The Government, supported by organisations such as Shelter and the National Residential Landlord Association (NRLA), hope that the Act will not only help tenants directly but will also have a positive impact on raising conditions more generally by educating landlords.

The vast majority of landlords are already fulfilling their duties and will be unaffected by the Act as it does not introduce new standards or additional regulation. It simply gives tenants the ability to enforce existing standards that landlords are expected to meet.

What does ‘fit for human habitation’ actually mean?

In determining whether a rented dwelling is ‘unfit’, the Act incorporates the 29 hazards enshrined in the Housing Health and Safety Rating System (HHSRS) and adds them to the nine serious defects in any of the following:

  • Repair – the building has been neglected and is in bad condition
  • Stability – the building is unstable
  • Serious problems with damp
  • Internal arrangement – it has an unsafe layout
  • Natural lighting – there is not enough natural light
  • Ventilation – there is not enough ventilation
  • Water supply – the is a problem with the supply of hot and cold water
  • Drainage and sanitary conveniences – the are problems with the drainage or lavatories
  • Facilities for preparation and cooking of food and for the disposal of waste water


It is for the courts to decide whether the dwelling is fit for human habitation. A HHSRS assessment is not necessary and the court may also make a decision of unfitness without expert advice. For example, if there were no plumbed sanitary conveniences in the property an expert opinion would not be necessary as the property would evidently be unfit.

Who does the Homes (Fitness for Human Habitation) Act 2018 apply to?

The Act covers all tenancies less than seven years in length in both the private and social rented sectors. When it was implemented in March 2019, the Act applied only to new tenancies, including renewals. From 20 March 2020, it applies to all private and social periodic tenancies that existed before 20 March 2019.

There are some exceptions, for example the landlord will not be required to remedy unfitness when the problem is caused by tenant behaviour or ‘acts of God’ and the Act does not cover people who have ‘licences to occupy’ instead of tenancy agreements, such as lodgers or property guardians.
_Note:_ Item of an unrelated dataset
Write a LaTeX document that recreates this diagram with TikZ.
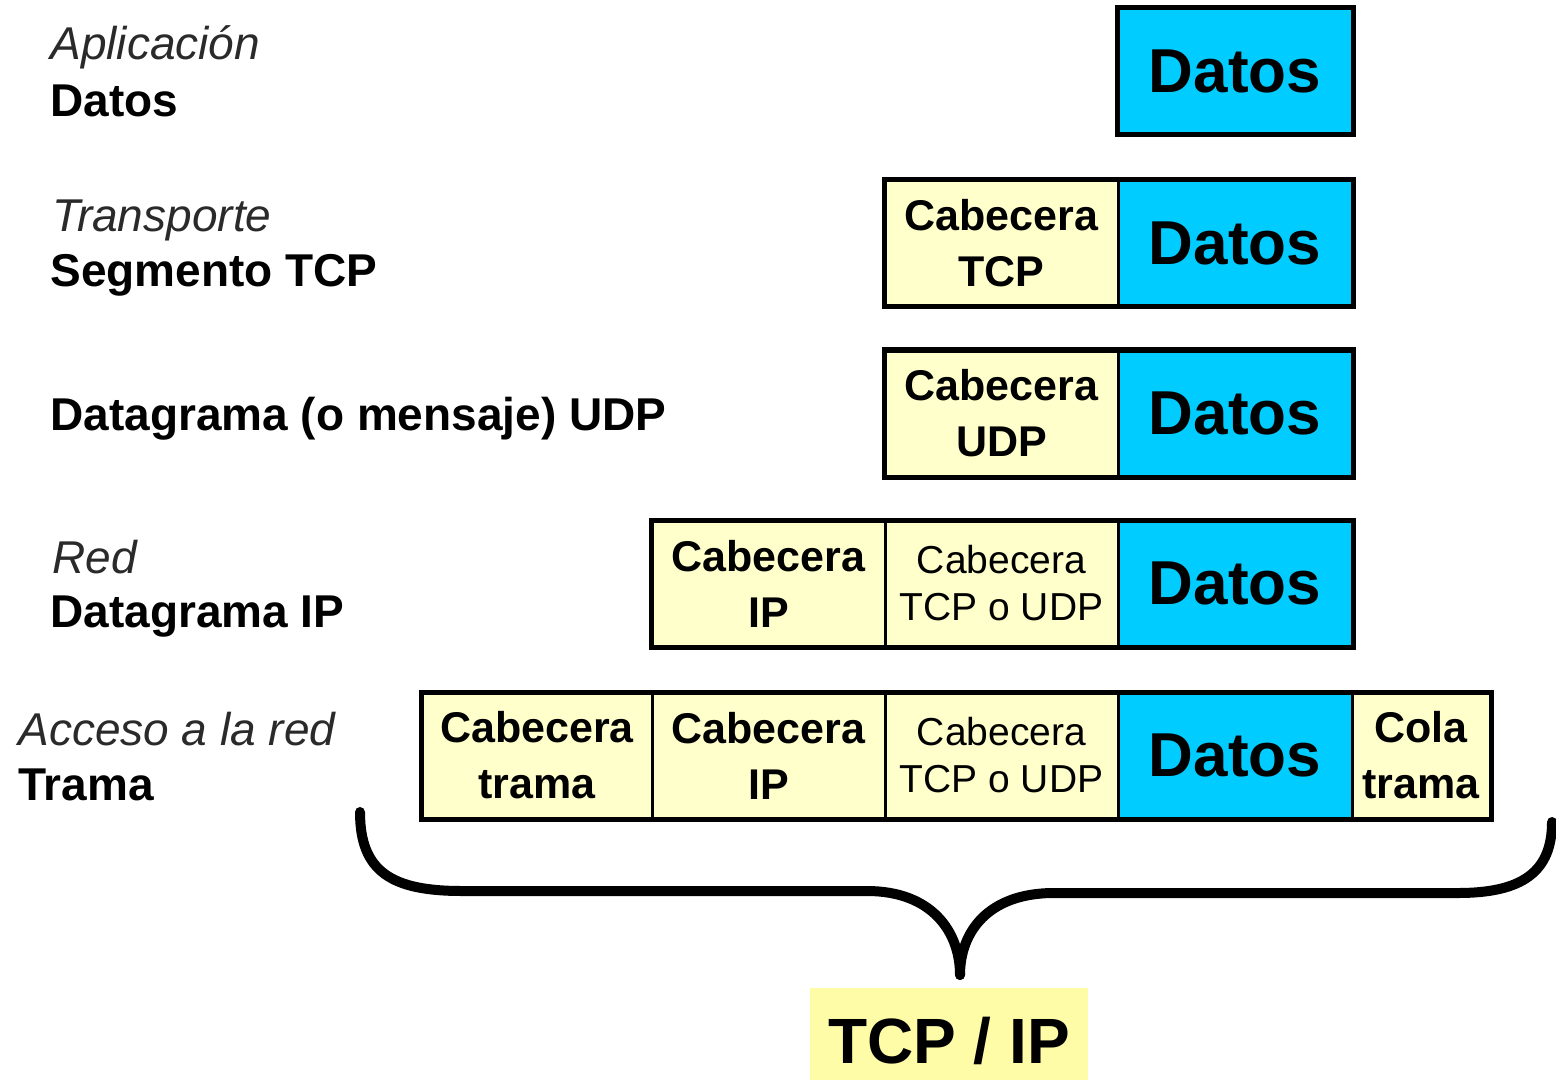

Complying with the Homes (Fitness for Human Habitation) Act 2018

Once a landlord has been made aware of a hazard, they should rectify any damages they are responsible for as soon as possible. If a landlord is aware of a hazard but not attempting to address it, the tenant would be able to take their landlord to court.

It is particularly important for landlords to note that if a tenant tells you about a problem that is in a common part of a building, you are strongly advised to bring it to the freeholder’s attention as soon as possible. Following the tragedy of the Grenfell Tower fire, the Act includes a clause which extends its provision to cover common areas of a building. Failure to ensure that a property is fit for human habitation may result in either compulsory improvement to the condition of the property or compensation to the tenant, or both.

Should you have any concerns about the Act?

So long as you take steps to maintain your property and comply with current legislation, most landlords will be unaffected by the new Act. If your property is suffering from serious disrepair issues, you should of course resolve them irrespective of any new legislation.

However, landlord associations caution that private landlords responsible for regulated tenancies where repair and modernisation may have been limited by a sitting tenant need to be aware of the Act’s provisions. Of course, as is the case with any new legislation, only time will reveal exactly how defective a home needs to be to be considered uninhabitable in any one or more areas. This will be at the discretion of a judge. But one thing is certain – failure to maintain your property and carry out repairs on time could land you in court.